Jim Bridenstine przedstawił założenia planu NASA opiewającego na ponad 25 miliardów dolarów. Jednym z jego punktów jest wydobycie na Marsie fragmentów skał, które następnie trafią na Ziemię.
Bez względu na to, czy jedziemy nad morze, w góry, zagranicę czy też na inną planetę – pamiątki z tych miejsc zawsze są mile widziane. W przypadku Marsa mają one mieć oczywiście głównie naukową wartość. Jeśli przedsięwzięcie się powiedzie, będzie to historyczny wynik.
Podstawą wyprawy na Czerwoną Planetę ma być misja Artemis, w ramach której ludzkość miałaby ponownie stanąć na powierzchni Księżyca. NASA zamierza dokonać tego najpóźniej do 2024 roku, co może się udać, biorąc pod uwagę fakt, że budżet agencji został znacząco powiększony. W przypadku sukcesu programu Artemis, kolejnym krokiem będzie misja załogowa na Marsa.

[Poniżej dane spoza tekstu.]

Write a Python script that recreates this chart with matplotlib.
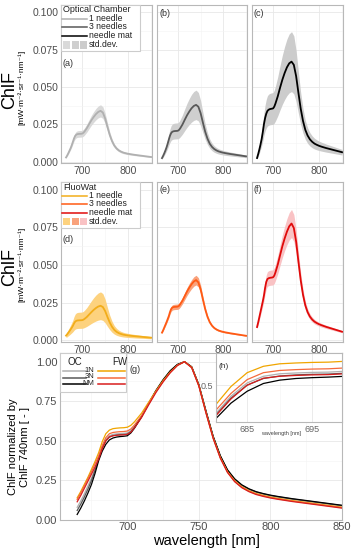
import matplotlib
matplotlib.use('Agg')
from matplotlib import pyplot as plt
from matplotlib.lines import Line2D
from matplotlib.patches import Rectangle
from matplotlib.ticker import MultipleLocator

plt.rcParams['font.family'] = ['Liberation Sans', 'DejaVu Sans']

# wavelength grid [nm]
wl = [665, 667.5, 670, 672.5, 675, 677.5, 680, 682.5, 685, 687.5, 690, 692.5, 695, 697.5, 700, 702.5, 705,
      710, 715, 720, 725, 730, 735, 740, 745, 750, 755, 760, 765, 770, 775, 780, 785, 790, 795, 800,
      805, 810, 815, 820, 825, 830, 835, 840, 845, 850]

# ChlF normalized by ChlF at 740 nm
n_oc_1n = [0.08, 0.12, 0.165, 0.215, 0.265, 0.325, 0.393, 0.46, 0.508, 0.532, 0.541, 0.544, 0.546, 0.547, 0.55, 0.565, 0.59,
           0.655, 0.735, 0.812, 0.878, 0.935, 0.978, 1.0, 0.966, 0.852, 0.684, 0.525, 0.402, 0.313, 0.256, 0.218, 0.193, 0.175, 0.163, 0.153,
           0.145, 0.138, 0.131, 0.125, 0.119, 0.113, 0.107, 0.101, 0.095, 0.089]
n_oc_3n = [0.06, 0.1, 0.145, 0.195, 0.25, 0.315, 0.387, 0.453, 0.5, 0.524, 0.533, 0.537, 0.539, 0.54, 0.543, 0.558, 0.585,
           0.653, 0.736, 0.815, 0.882, 0.94, 0.981, 1.0, 0.967, 0.853, 0.686, 0.527, 0.404, 0.315, 0.258, 0.22, 0.195, 0.177, 0.165, 0.155,
           0.147, 0.14, 0.133, 0.127, 0.121, 0.115, 0.109, 0.103, 0.097, 0.091]
n_oc_nm = [0.035, 0.075, 0.12, 0.17, 0.225, 0.295, 0.375, 0.435, 0.478, 0.506, 0.518, 0.524, 0.527, 0.529, 0.532, 0.55, 0.58,
           0.652, 0.738, 0.818, 0.886, 0.943, 0.983, 1.0, 0.968, 0.855, 0.688, 0.529, 0.406, 0.317, 0.26, 0.222, 0.197, 0.179, 0.167, 0.157,
           0.149, 0.142, 0.135, 0.129, 0.123, 0.117, 0.111, 0.105, 0.099, 0.093]
n_fw_1n = [0.14, 0.18, 0.225, 0.27, 0.32, 0.37, 0.425, 0.495, 0.545, 0.568, 0.577, 0.58, 0.582, 0.583, 0.586, 0.598, 0.62,
           0.675, 0.745, 0.815, 0.88, 0.935, 0.978, 1.0, 0.965, 0.85, 0.68, 0.52, 0.395, 0.305, 0.248, 0.21, 0.185, 0.167, 0.155, 0.145,
           0.137, 0.13, 0.123, 0.117, 0.111, 0.105, 0.099, 0.093, 0.087, 0.081]
n_fw_3n = [0.13, 0.17, 0.215, 0.26, 0.305, 0.355, 0.405, 0.47, 0.52, 0.545, 0.553, 0.556, 0.558, 0.559, 0.562, 0.575, 0.6,
           0.66, 0.735, 0.81, 0.875, 0.932, 0.977, 1.0, 0.963, 0.848, 0.678, 0.518, 0.393, 0.303, 0.245, 0.207, 0.182, 0.164, 0.152, 0.142,
           0.134, 0.127, 0.12, 0.114, 0.108, 0.102, 0.096, 0.09, 0.084, 0.078]
n_fw_nm = [0.115, 0.155, 0.2, 0.245, 0.29, 0.335, 0.385, 0.45, 0.5, 0.525, 0.532, 0.535, 0.537, 0.538, 0.541, 0.555, 0.582,
           0.648, 0.728, 0.805, 0.872, 0.93, 0.976, 1.0, 0.962, 0.846, 0.675, 0.515, 0.39, 0.3, 0.242, 0.204, 0.179, 0.161, 0.149, 0.139,
           0.131, 0.124, 0.117, 0.111, 0.105, 0.099, 0.093, 0.087, 0.081, 0.075]

# ChlF at 740 nm [mW m-2 sr-1 nm-1] and relative std.dev.
peak_oc = [0.034, 0.038, 0.067]
peak_fw = [0.023, 0.040, 0.0775]
cv_oc = [0.12, 0.26, 0.30]
cv_fw = [0.40, 0.08, 0.12]

labels = ['1 needle', '3 needles', 'needle mat']
short = ['1N', '3N', 'NM']
col_oc = ['#b0b0b0', '#595959', '#000000']
band_oc = ['#d9d9d9', '#cfcfcf', '#cccccc']
col_fw = ['#f2ad1a', '#ff5a14', '#e00a0a']
band_fw = ['#fdd27e', '#f9a27c', '#f9c2c4']
col_g_fw = ['#f0a500', '#f56a3c', '#d81e1e']

W, H = 356, 550
fig = plt.figure(figsize=(W / 100, H / 100), dpi=100)


def add_ax(x0, y0, x1, y1):
    return fig.add_axes([x0 / W, 1 - y1 / H, (x1 - x0) / W, (y1 - y0) / H])


def style(ax, fs=7.5):
    ax.set_facecolor('white')
    for s in ax.spines.values():
        s.set_color('#b8b8b8')
        s.set_linewidth(0.8)
    ax.grid(which='major', color='#e8e8e8', lw=0.6)
    ax.grid(which='minor', color='#f3f3f3', lw=0.4)
    ax.set_axisbelow(True)
    ax.tick_params(which='both', length=0, labelsize=fs, labelcolor='#4d4d4d', pad=2)


def fig_text(x, y, s, size, **kw):
    fig.text(x / W, 1 - y / H, s, fontsize=size, va='center', **kw)


def fig_line(x0, x1, y, color, lw=1.2):
    fig.add_artist(Line2D([x0 / W, x1 / W], [1 - y / H] * 2, transform=fig.transFigure, color=color, lw=lw))


def fig_box(x0, y0, x1, y1, **kw):
    fig.add_artist(Rectangle((x0 / W, 1 - y1 / H), (x1 - x0) / W, (y1 - y0) / H,
                             transform=fig.transFigure, **kw))


cols_px = [(61, 152), (157, 247), (252, 343)]
rows_px = [(5, 163), (182, 342)]
groups = [(n_oc_1n, n_oc_3n, n_oc_nm), (n_fw_1n, n_fw_3n, n_fw_nm)]
peaks = [peak_oc, peak_fw]
cvs = [cv_oc, cv_fw]
lcols = [col_oc, col_fw]
bcols = [band_oc, band_fw]
tags = [['(a)', '(b)', '(c)'], ['(d)', '(e)', '(f)']]

for r, (y0, y1) in enumerate(rows_px):
    for c, (x0, x1) in enumerate(cols_px):
        ax = add_ax(x0, y0, x1, y1)
        style(ax)
        mean = [v * peaks[r][c] for v in groups[r][c]]
        lo = [m * (1 - cvs[r][c]) for m in mean]
        hi = [m * (1 + cvs[r][c]) for m in mean]
        ax.fill_between(wl, lo, hi, color=bcols[r][c], lw=0)
        ax.plot(wl, mean, color=lcols[r][c], lw=1.3)
        ax.set_xlim(654, 852)
        ax.set_ylim(-0.001, 0.105)
        ax.xaxis.set_major_locator(MultipleLocator(100))
        ax.xaxis.set_minor_locator(MultipleLocator(50))
        ax.yaxis.set_major_locator(MultipleLocator(0.025))
        ax.yaxis.set_minor_locator(MultipleLocator(0.0125))
        ax.yaxis.set_major_formatter(plt.FormatStrFormatter('%.3f'))
        if c > 0:
            ax.tick_params(labelleft=False)
        ty = y0 + 8 if (c > 0) else y0 + 58
        fig_text(x0 + 2, ty, tags[r][c], 6.5, color='#333333')

# legends of the upper rows
for r, title in enumerate(['Optical Chamber', 'FluoWat']):
    off = rows_px[r][0] - 5
    fig_box(61, 5 + off, 140, 51 + off, facecolor='white', edgecolor='#cccccc', lw=0.8)
    fig_text(63, 10 + off, title, 6.5, color='#222222')
    for i in range(3):
        yy = 19 + 8.3 * i + off
        fig_line(62, 87, yy, lcols[r][i], lw=1.1)
        fig_text(89, yy - 0.5, labels[i], 6.2, color='#222222')
    for i in range(3):
        fig_box(63 + 8.5 * i, 41 + off, 70 + 8.5 * i, 48.5 + off, facecolor=bcols[r][i], lw=0)
    fig_text(89, 44.5 + off, 'std.dev.', 6.2, color='#222222')

units = '[mW\u00b7m\u207b\u00b2\u00b7sr\u207b\u00b9\u00b7nm\u207b\u00b9]'
for yc in (90, 267):
    fig_text(10, yc, 'ChlF', 13, rotation=90, ha='center')
    fig_text(22, yc - 3, units, 6, rotation=90, ha='center')

# normalized spectra
g = add_ax(60, 353, 342, 520)
style(g)
for i, n in enumerate([n_oc_1n, n_oc_3n, n_oc_nm]):
    g.plot(wl, n, color=col_oc[i], lw=0.9)
for i, n in enumerate([n_fw_1n, n_fw_3n, n_fw_nm]):
    g.plot(wl, n, color=col_g_fw[i], lw=0.9)
g.set_xlim(653, 850)
g.set_ylim(0, 1.055)
g.xaxis.set_major_locator(MultipleLocator(50))
g.xaxis.set_minor_locator(MultipleLocator(25))
g.yaxis.set_major_locator(MultipleLocator(0.25))
g.yaxis.set_minor_locator(MultipleLocator(0.125))
g.yaxis.set_major_formatter(plt.FormatStrFormatter('%.2f'))
g.tick_params(axis='x', labelsize=8, pad=1.5)
g.tick_params(axis='y', labelsize=8)
fig_text(130, 369, '(g)', 6.5, color='#333333')

fig_box(60, 353, 126, 392, facecolor='white', edgecolor='#cccccc', lw=0.8)
fig_text(68, 362, 'OC', 7, color='#222222')
fig_text(112, 362, 'FW', 7, color='#222222')
for i in range(3):
    yy = 371 + 6.5 * i
    fig_line(63, 86, yy, col_oc[i], lw=1.1)
    fig_text(94, yy - 0.5, short[i], 5.5, color='#222222', ha='right')
    fig_line(98, 125, yy, col_g_fw[i], lw=1.1)

# zoom inset
h = add_ax(216, 353, 342, 422)
style(h, fs=6.5)
for i, n in enumerate([n_oc_1n, n_oc_3n, n_oc_nm]):
    h.plot(wl, n, color=col_oc[i], lw=0.9)
for i, n in enumerate([n_fw_1n, n_fw_3n, n_fw_nm]):
    h.plot(wl, n, color=col_g_fw[i], lw=0.9)
h.set_xlim(680.2, 699.6)
h.set_ylim(0.367, 0.616)
h.set_xticks([685, 695])
h.xaxis.set_minor_locator(MultipleLocator(5))
h.set_yticks([0.5])
h.yaxis.set_major_formatter(plt.FormatStrFormatter('%.1f'))
h.tick_params(labelcolor='#666666')
fig_text(218, 367, '(h)', 6, color='#333333')
fig_text(281, 434, 'wavelength [nm]', 4, color='#444444', ha='center')

fig_text(19, 447, 'ChlF normalized by\nChlF 740nm [ - ]', 8, rotation=90, ha='center',
         multialignment='center')
fig_text(206, 541, 'wavelength [nm]', 10.5, ha='center')

fig.savefig('out.png', dpi=100)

Część budżetu NASA na 2021 rok mają stanowić środki przeznaczone na dostarczenie na Ziemię marsjańskich próbek. Wszystko za sprawą Mars Sample Return, która zakłada udział robotów w wydobyciu skał, dostarczeniu ich na pokład statku a następnie wystrzeleniu w stronę Ziemi. Analiza gleby powinna umożliwić naukowcwom wyjaśnienie, czy na Marsie obecnie bądź w przeszłości występowało życie.